First home buyers’ sentiment fell by 3% to 24% this quarter, down 5% on the same period last year, the lowest level among buyer groups.
“Now prices have rebounded strongly and affordability is going down, first home buyers aren’t feeling as positive,” added Mazzarella.
Investor sentiment was the highest among buyer groups at 52%, though still down 6% from the previous quarter.
Buyer sentiment is being dragged down by a perception of low supply, with 60% of survey respondents believing there is limited choice in the residential property market, up 17% from results in January.
This was especially prevalent in regional areas, at 65%, particularly in regional NSW at 75%. Comparatively 57% of metropolitan buyers felt there was a lack of choice.
“With more city dwellers moving to sea or tree change areas, supply is dwindling and adding pressure to prices,” he continued.
91% named housing affordability as a big issue across Australia, amongst first home buyers this number was higher, at 93%.
67% of respondents in the residential property market are anticipating prices in their area to grow in the next 12 months.
“Rising prices are making property owners feel wealthier, when many buyers are stretching their budgets to afford the limited but growing availability of stock on the market at the moment,” said Mazzarella.
82% of property buyers are also worried about paying too much for property in the current market.
For investors the opposite is true, with property owners general financial confidence rising to 42% and investors ‘sense of wealth’ has grown to 41%, both these factors are at the highest levels since ME’s survey debuted in April of 2019.
Despite doubts, first home buyers are the group who are most looking to buy property in the next year, at 52%. While investors responded at 40% and owner occupiers at 21%.
“Although overall sentiment is lower among first home buyers, our findings show they are still the eager to buy property over the next year.
Much of this is being driven by a fear of missing out on current market conditions, with 58% of respondents say they feel “FOMO” in buying property currently.
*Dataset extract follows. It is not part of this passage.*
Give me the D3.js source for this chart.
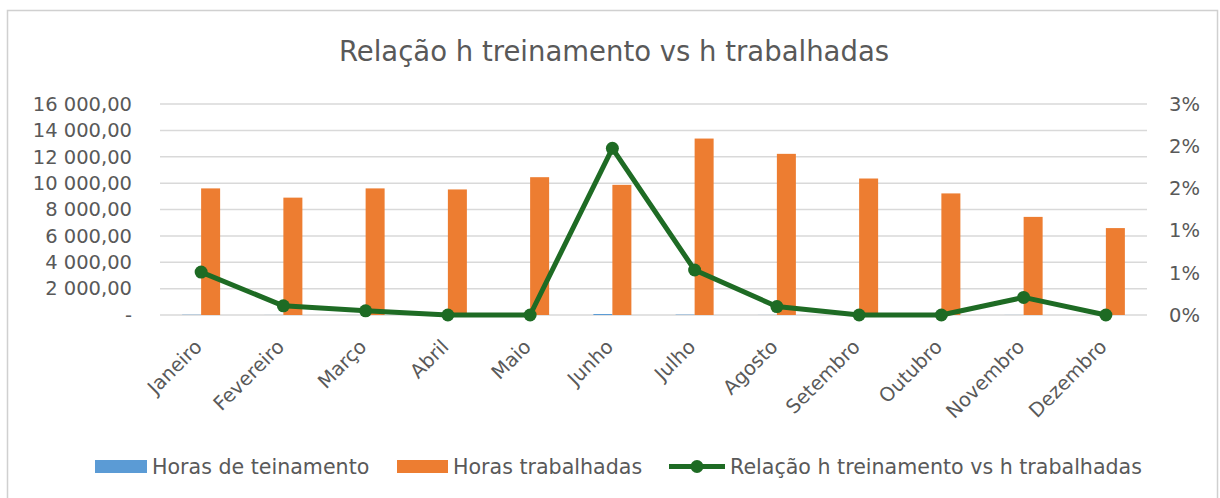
<!DOCTYPE html>
<html>
<head>
<meta charset="utf-8">
<script src="https://cdn.jsdelivr.net/npm/d3@7"></script>
<style>
  body { margin: 0; background: #fff; }
  svg { display: block; font-family: 'DejaVu Sans', sans-serif; }
</style>
</head>
<body>
<div class="chart"></div>
<script>
const WIDTH = 1220;
const HEIGHT = 498;
const PLOT = { left: 160, right: 1147, top: 104, bottom: 315 };

// data
const months = ['Janeiro', 'Fevereiro', 'Março', 'Abril', 'Maio', 'Junho',
	'Julho', 'Agosto', 'Setembro', 'Outubro', 'Novembro', 'Dezembro'];
const horasTreinamento = [20, 4, 2, 0, 0, 75, 28, 5, 0, 0, 6, 0];
const horasTrabalhadas = [9600, 8900, 9600, 9520, 10450, 9870, 13380, 12220, 10350, 9220, 7440, 6590];
const relacao = [0.0061, 0.0013, 0.0006, 0, 0, 0.0237, 0.0064, 0.0012, 0, 0, 0.0025, 0];
const leftTicks = [0, 2000, 4000, 6000, 8000, 10000, 12000, 14000, 16000];
const rightTicks = [0, 0.006, 0.012, 0.018, 0.024, 0.03];

const GREY = '#595959';
const BLUE = '#5b9bd5';
const ORANGE = '#ed7d31';
const GREEN = '#1e6b24';
const FONT = "'DejaVu Sans', sans-serif";

const svg = d3
	.select('.chart')
	.append('svg')
	.attr('width', WIDTH)
	.attr('height', HEIGHT);

// chart border
svg.append('rect')
	.attr('x', 7.5)
	.attr('y', 10.5)
	.attr('width', 1210)
	.attr('height', 520)
	.attr('fill', 'none')
	.attr('stroke', '#d0d0d0')
	.attr('stroke-width', 1.5);

// title
svg.append('text')
	.attr('x', 614)
	.attr('y', 61)
	.attr('text-anchor', 'middle')
	.attr('fill', GREY)
	.style('font-size', '27.5px')
	.text('Relação h treinamento vs h trabalhadas');

// scales
const x = d3.scaleBand()
	.domain(months)
	.range([PLOT.left, PLOT.right]);

const yLeft = d3.scaleLinear()
	.domain([0, 16000])
	.range([PLOT.bottom, PLOT.top]);

const yRight = d3.scaleLinear()
	.domain([0, 0.03])
	.range([PLOT.bottom, PLOT.top]);

const ptBr = d3.formatLocale({ decimal: ',', thousands: ' ', grouping: [3], currency: ['R$', ''] });
const fmtLeft = v => (v === 0 ? '-' : ptBr.format(',.2f')(v));
const fmtRight = d3.format('.0%');

// gridlines
svg.append('g')
	.selectAll('line')
	.data(leftTicks)
	.enter()
	.append('line')
	.attr('x1', PLOT.left)
	.attr('x2', PLOT.right)
	.attr('y1', d => yLeft(d))
	.attr('y2', d => yLeft(d))
	.attr('stroke', '#d9d9d9')
	.attr('stroke-width', 1.5);

// left axis
const leftAxis = svg.append('g')
	.attr('transform', `translate(${PLOT.left - 28}, 0)`)
	.call(d3.axisLeft(yLeft).tickValues(leftTicks).tickFormat(fmtLeft).tickSize(0).tickPadding(0));
leftAxis.select('.domain').remove();
leftAxis.selectAll('text')
	.attr('fill', GREY)
	.style('font-size', '19.5px')
	.style('font-family', FONT);

// right axis
const rightAxis = svg.append('g')
	.attr('transform', `translate(${PLOT.right + 22}, 0)`)
	.call(d3.axisRight(yRight).tickValues(rightTicks).tickFormat(fmtRight).tickSize(0).tickPadding(0));
rightAxis.select('.domain').remove();
rightAxis.selectAll('text')
	.attr('fill', GREY)
	.style('font-size', '19.5px')
	.style('font-family', FONT);

// bars
const BARW = 19;

svg.append('g')
	.selectAll('rect')
	.data(horasTreinamento)
	.enter()
	.append('rect')
	.attr('x', (d, i) => x(months[i]) + x.bandwidth() / 2 - BARW)
	.attr('y', d => yLeft(d))
	.attr('width', BARW)
	.attr('height', d => yLeft(0) - yLeft(d))
	.attr('fill', BLUE);

svg.append('g')
	.selectAll('rect')
	.data(horasTrabalhadas)
	.enter()
	.append('rect')
	.attr('x', (d, i) => x(months[i]) + x.bandwidth() / 2)
	.attr('y', d => yLeft(d))
	.attr('width', BARW)
	.attr('height', d => yLeft(0) - yLeft(d))
	.attr('fill', ORANGE);

// ratio line on right axis
const line = d3.line()
	.x((d, i) => x(months[i]) + x.bandwidth() / 2)
	.y(d => yRight(d));

svg.append('path')
	.datum(relacao)
	.attr('d', line)
	.attr('fill', 'none')
	.attr('stroke', GREEN)
	.attr('stroke-width', 5)
	.attr('stroke-linejoin', 'round');

svg.append('g')
	.selectAll('circle')
	.data(relacao)
	.enter()
	.append('circle')
	.attr('cx', (d, i) => x(months[i]) + x.bandwidth() / 2)
	.attr('cy', d => yRight(d))
	.attr('r', 6.5)
	.attr('fill', GREEN);

// x axis labels
const xAxis = svg.append('g')
	.attr('transform', `translate(0, ${PLOT.bottom})`)
	.call(d3.axisBottom(x).tickSize(0).tickPadding(0));
xAxis.select('.domain').remove();
xAxis.selectAll('text')
	.attr('fill', GREY)
	.style('font-size', '19.5px')
	.style('font-family', FONT)
	.attr('text-anchor', 'end')
	.attr('dy', null)
	.attr('y', 0)
	.attr('transform', 'translate(2, 33) rotate(-45)');

// legend
const legend = svg.append('g')
	.style('font-size', '20.6px')
	.attr('fill', GREY);

legend.append('rect').attr('x', 95).attr('y', 460).attr('width', 52).attr('height', 13).attr('fill', BLUE);
legend.append('text').attr('x', 152).attr('y', 474).text('Horas de teinamento');

legend.append('rect').attr('x', 397).attr('y', 460).attr('width', 51).attr('height', 13).attr('fill', ORANGE);
legend.append('text').attr('x', 453).attr('y', 474).text('Horas trabalhadas');

legend.append('line').attr('x1', 669).attr('x2', 725).attr('y1', 466.5).attr('y2', 466.5)
	.attr('stroke', GREEN).attr('stroke-width', 5);
legend.append('circle').attr('cx', 697).attr('cy', 466.5).attr('r', 6.5).attr('fill', GREEN);
legend.append('text').attr('x', 730).attr('y', 474).text('Relação h treinamento vs h trabalhadas');
</script>
</body>
</html>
However 23% of investors responded that they want to sell property in the next 12 months, while only 11% of owner occupiers responded likewise.
Buyers in Sydney are more likely to buy in the next 12 months than Victorians, at 38% compared to 32%.
Likewise sellers in Sydney are more likely to sell in the last 12 months at 13%, compared to 10% of Victorians.
The low interest rates are still pulling in buyers, with around 75% of those looking to buy or invest in property have marked the interest rates as making the prospect of more attractive.